## Brief
Type out all the records word for word. Any pictures are to be left out.

-- Begin --

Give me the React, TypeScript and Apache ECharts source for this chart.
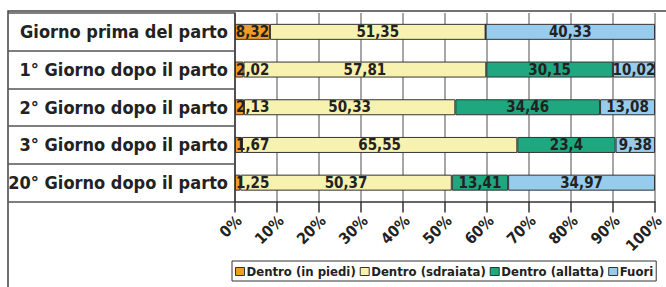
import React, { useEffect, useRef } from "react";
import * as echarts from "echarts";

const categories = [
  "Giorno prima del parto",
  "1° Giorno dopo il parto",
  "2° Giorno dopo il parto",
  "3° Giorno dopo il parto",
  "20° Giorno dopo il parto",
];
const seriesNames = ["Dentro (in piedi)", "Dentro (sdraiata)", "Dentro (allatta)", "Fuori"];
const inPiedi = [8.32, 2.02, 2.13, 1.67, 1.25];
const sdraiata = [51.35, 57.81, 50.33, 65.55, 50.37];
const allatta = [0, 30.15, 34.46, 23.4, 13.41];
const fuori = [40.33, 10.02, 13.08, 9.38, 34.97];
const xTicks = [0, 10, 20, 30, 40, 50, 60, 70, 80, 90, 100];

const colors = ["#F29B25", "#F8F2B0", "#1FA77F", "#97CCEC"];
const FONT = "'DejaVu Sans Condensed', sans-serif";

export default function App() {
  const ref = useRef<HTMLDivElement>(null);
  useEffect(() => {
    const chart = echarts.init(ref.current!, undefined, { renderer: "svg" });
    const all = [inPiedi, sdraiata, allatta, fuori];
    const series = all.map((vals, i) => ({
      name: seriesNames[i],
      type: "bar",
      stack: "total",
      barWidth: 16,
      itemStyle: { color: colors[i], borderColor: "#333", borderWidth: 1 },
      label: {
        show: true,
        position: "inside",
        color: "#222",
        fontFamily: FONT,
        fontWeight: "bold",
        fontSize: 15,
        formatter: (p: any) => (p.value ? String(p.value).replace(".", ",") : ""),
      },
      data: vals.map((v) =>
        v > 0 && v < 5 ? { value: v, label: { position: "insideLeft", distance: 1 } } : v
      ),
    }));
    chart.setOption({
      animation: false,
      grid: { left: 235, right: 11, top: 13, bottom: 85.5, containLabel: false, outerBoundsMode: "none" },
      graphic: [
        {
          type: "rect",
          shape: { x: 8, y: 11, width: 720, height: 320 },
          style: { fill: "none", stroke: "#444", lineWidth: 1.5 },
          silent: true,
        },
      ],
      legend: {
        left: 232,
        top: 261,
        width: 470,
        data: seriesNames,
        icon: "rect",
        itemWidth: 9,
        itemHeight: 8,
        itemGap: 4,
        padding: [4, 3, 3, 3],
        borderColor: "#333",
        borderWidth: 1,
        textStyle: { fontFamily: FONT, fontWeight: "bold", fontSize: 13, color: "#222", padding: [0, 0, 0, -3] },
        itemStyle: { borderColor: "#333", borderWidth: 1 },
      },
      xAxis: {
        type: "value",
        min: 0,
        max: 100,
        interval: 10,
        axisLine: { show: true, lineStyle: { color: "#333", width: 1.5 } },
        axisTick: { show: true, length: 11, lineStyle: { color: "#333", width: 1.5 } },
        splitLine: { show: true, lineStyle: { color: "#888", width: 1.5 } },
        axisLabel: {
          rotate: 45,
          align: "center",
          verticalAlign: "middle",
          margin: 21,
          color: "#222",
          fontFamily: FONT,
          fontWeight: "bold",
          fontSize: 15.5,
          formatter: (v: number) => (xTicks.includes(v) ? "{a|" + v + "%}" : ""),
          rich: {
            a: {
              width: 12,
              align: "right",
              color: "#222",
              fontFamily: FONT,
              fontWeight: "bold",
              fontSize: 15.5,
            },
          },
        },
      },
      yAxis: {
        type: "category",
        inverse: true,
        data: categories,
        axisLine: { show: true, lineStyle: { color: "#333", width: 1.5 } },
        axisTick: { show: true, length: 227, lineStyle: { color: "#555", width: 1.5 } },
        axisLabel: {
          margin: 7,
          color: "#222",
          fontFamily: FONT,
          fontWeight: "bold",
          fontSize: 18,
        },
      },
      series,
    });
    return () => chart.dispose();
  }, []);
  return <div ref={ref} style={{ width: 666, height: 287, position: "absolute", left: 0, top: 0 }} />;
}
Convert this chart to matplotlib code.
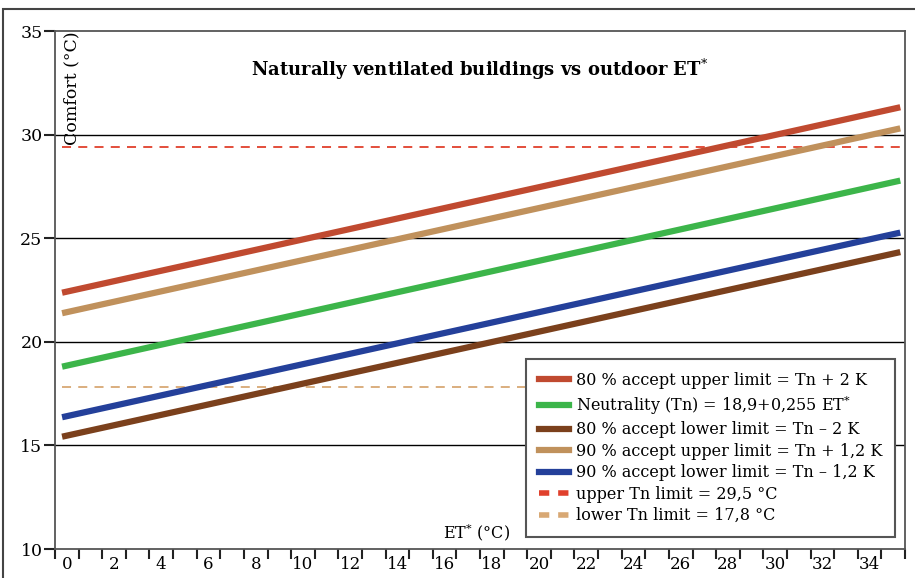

-- End --

## Output of the exercise
Give me the React, TypeScript and Apache ECharts source for this chart.
import React, { useEffect, useRef } from "react";
import * as echarts from "echarts";

const categories = [
  "Giorno prima del parto",
  "1° Giorno dopo il parto",
  "2° Giorno dopo il parto",
  "3° Giorno dopo il parto",
  "20° Giorno dopo il parto",
];
const seriesNames = ["Dentro (in piedi)", "Dentro (sdraiata)", "Dentro (allatta)", "Fuori"];
const inPiedi = [8.32, 2.02, 2.13, 1.67, 1.25];
const sdraiata = [51.35, 57.81, 50.33, 65.55, 50.37];
const allatta = [0, 30.15, 34.46, 23.4, 13.41];
const fuori = [40.33, 10.02, 13.08, 9.38, 34.97];
const xTicks = [0, 10, 20, 30, 40, 50, 60, 70, 80, 90, 100];

const colors = ["#F29B25", "#F8F2B0", "#1FA77F", "#97CCEC"];
const FONT = "'DejaVu Sans Condensed', sans-serif";

export default function App() {
  const ref = useRef<HTMLDivElement>(null);
  useEffect(() => {
    const chart = echarts.init(ref.current!, undefined, { renderer: "svg" });
    const all = [inPiedi, sdraiata, allatta, fuori];
    const series = all.map((vals, i) => ({
      name: seriesNames[i],
      type: "bar",
      stack: "total",
      barWidth: 16,
      itemStyle: { color: colors[i], borderColor: "#333", borderWidth: 1 },
      label: {
        show: true,
        position: "inside",
        color: "#222",
        fontFamily: FONT,
        fontWeight: "bold",
        fontSize: 15,
        formatter: (p: any) => (p.value ? String(p.value).replace(".", ",") : ""),
      },
      data: vals.map((v) =>
        v > 0 && v < 5 ? { value: v, label: { position: "insideLeft", distance: 1 } } : v
      ),
    }));
    chart.setOption({
      animation: false,
      grid: { left: 235, right: 11, top: 13, bottom: 85.5, containLabel: false, outerBoundsMode: "none" },
      graphic: [
        {
          type: "rect",
          shape: { x: 8, y: 11, width: 720, height: 320 },
          style: { fill: "none", stroke: "#444", lineWidth: 1.5 },
          silent: true,
        },
      ],
      legend: {
        left: 232,
        top: 261,
        width: 470,
        data: seriesNames,
        icon: "rect",
        itemWidth: 9,
        itemHeight: 8,
        itemGap: 4,
        padding: [4, 3, 3, 3],
        borderColor: "#333",
        borderWidth: 1,
        textStyle: { fontFamily: FONT, fontWeight: "bold", fontSize: 13, color: "#222", padding: [0, 0, 0, -3] },
        itemStyle: { borderColor: "#333", borderWidth: 1 },
      },
      xAxis: {
        type: "value",
        min: 0,
        max: 100,
        interval: 10,
        axisLine: { show: true, lineStyle: { color: "#333", width: 1.5 } },
        axisTick: { show: true, length: 11, lineStyle: { color: "#333", width: 1.5 } },
        splitLine: { show: true, lineStyle: { color: "#888", width: 1.5 } },
        axisLabel: {
          rotate: 45,
          align: "center",
          verticalAlign: "middle",
          margin: 21,
          color: "#222",
          fontFamily: FONT,
          fontWeight: "bold",
          fontSize: 15.5,
          formatter: (v: number) => (xTicks.includes(v) ? "{a|" + v + "%}" : ""),
          rich: {
            a: {
              width: 12,
              align: "right",
              color: "#222",
              fontFamily: FONT,
              fontWeight: "bold",
              fontSize: 15.5,
            },
          },
        },
      },
      yAxis: {
        type: "category",
        inverse: true,
        data: categories,
        axisLine: { show: true, lineStyle: { color: "#333", width: 1.5 } },
        axisTick: { show: true, length: 227, lineStyle: { color: "#555", width: 1.5 } },
        axisLabel: {
          margin: 7,
          color: "#222",
          fontFamily: FONT,
          fontWeight: "bold",
          fontSize: 18,
        },
      },
      series,
    });
    return () => chart.dispose();
  }, []);
  return <div ref={ref} style={{ width: 666, height: 287, position: "absolute", left: 0, top: 0 }} />;
}
Convert this chart to matplotlib code.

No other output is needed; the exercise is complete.